Fixes for ARM guard initialisation.
diff --git a/src/guard.cc b/src/guard.cc
index b350402..caca438 100644
--- a/src/guard.cc
+++ b/src/guard.cc
@@ -41,6 +41,8 @@
  * initialised.  
  */
 #include <stdint.h>
+#include <stdlib.h>
+#include <stdio.h>
 #include <pthread.h>
 #include <assert.h>
 #include "atomic.h"
@@ -48,49 +50,75 @@
 #ifdef __arm__
 // ARM ABI - 32-bit guards.
 
+/*
+ * The least significant bit of the guard variable indicates that the object
+ * has been initialised, the most significant bit is used for a spinlock.
+ */
+static const uint32_t LOCKED = ((uint32_t)1) << 31;
+static const uint32_t INITIALISED = 1;
+
 /**
  * Acquires a lock on a guard, returning 0 if the object has already been
  * initialised, and 1 if it has not.  If the object is already constructed then
  * this function just needs to read a byte from memory and return.
  */
-extern "C" int __cxa_guard_acquire(volatile int32_t *guard_object)
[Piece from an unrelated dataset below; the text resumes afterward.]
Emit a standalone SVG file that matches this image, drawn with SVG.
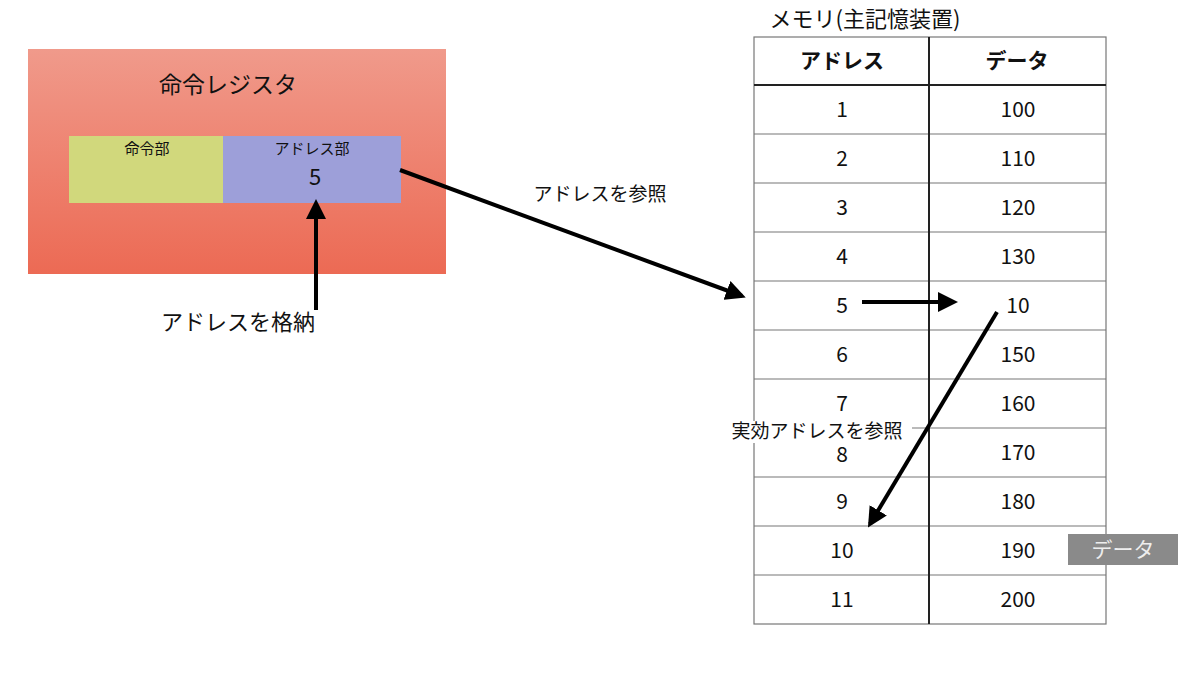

+extern "C" int __cxa_guard_acquire(volatile uint32_t *guard_object)
 {
-	if ((1<<31) == *guard_object) { return 0; }
-	// If we can atomically move the value from 0 -> 1, then this is
-	// uninitialised.
-	if (__sync_bool_compare_and_swap(guard_object, 0, 1))
+	// Not an atomic read, doesn't establish a happens-before relationship, but
+	// if one is already established and we end up seeing an initialised state
+	// then it's a fast path, otherwise we'll do something more expensive than
+	// this test anyway...
+	if ((INITIALISED == *guard_object)) { return 0; }
+	// Spin trying to do the initialisation
+	while (1)
 	{
-		return 1;
-	}
-	// If the value is not 0, some other thread was initialising this.  Spin
-	// until it's finished.
-	while (__sync_bool_compare_and_swap(guard_object, (1<<31), (1<<31)))
-	{
-		// If the other thread aborted, then we grab the lock
-		if (__sync_bool_compare_and_swap(guard_object, 0, 1))
+		// Loop trying to move the value of the guard from 0 (not
+		// locked, not initialised) to the locked-uninitialised
+		// position.
+		switch (__sync_val_compare_and_swap(guard_object, 0, LOCKED))
 		{
-			return 1;
+			// If the old value was 0, we succeeded, so continue
+			// initialising
+			case 0:
+				return 1;
+			// If this was already initialised, return and let the caller skip
+			// initialising it again.
+			case INITIALISED:
+				return 0;
+			// If it is locked by another thread, relinquish the CPU and try
+			// again later.
+			case LOCKED:
+				sched_yield();
+				break;
+			// If it is some other value, then something has gone badly wrong.
+			// Give up.
+			default:
+				fprintf(stderr, "Invalid state detected attempting to lock static initialiser.\n");
+				abort();
 		}
-		sched_yield();
 	}
-	return 0;
+	__builtin_unreachable();
 }
 
 /**
  * Releases the lock without marking the object as initialised.  This function
  * is called if initialising a static causes an exception to be thrown.
  */
-extern "C" void __cxa_guard_abort(int32_t *guard_object)
+extern "C" void __cxa_guard_abort(uint32_t *guard_object)
 {
-	assert(__sync_bool_compare_and_swap(guard_object, 1, 0));
+	__attribute__((unused))
+	bool reset = __sync_bool_compare_and_swap(guard_object, LOCKED, 0);
+	assert(reset);
 }
 /**
  * Releases the guard and marks the object as initialised.  This function is
  * called after successful initialisation of a static.
  */
-extern "C" void __cxa_guard_release(int32_t *guard_object)
+extern "C" void __cxa_guard_release(uint32_t *guard_object)
 {
-	assert(__sync_bool_compare_and_swap(guard_object, 1, (1<<31)));
+	__attribute__((unused))
+	bool reset = __sync_bool_compare_and_swap(guard_object, LOCKED, INITIALISED);
+	assert(reset);
 }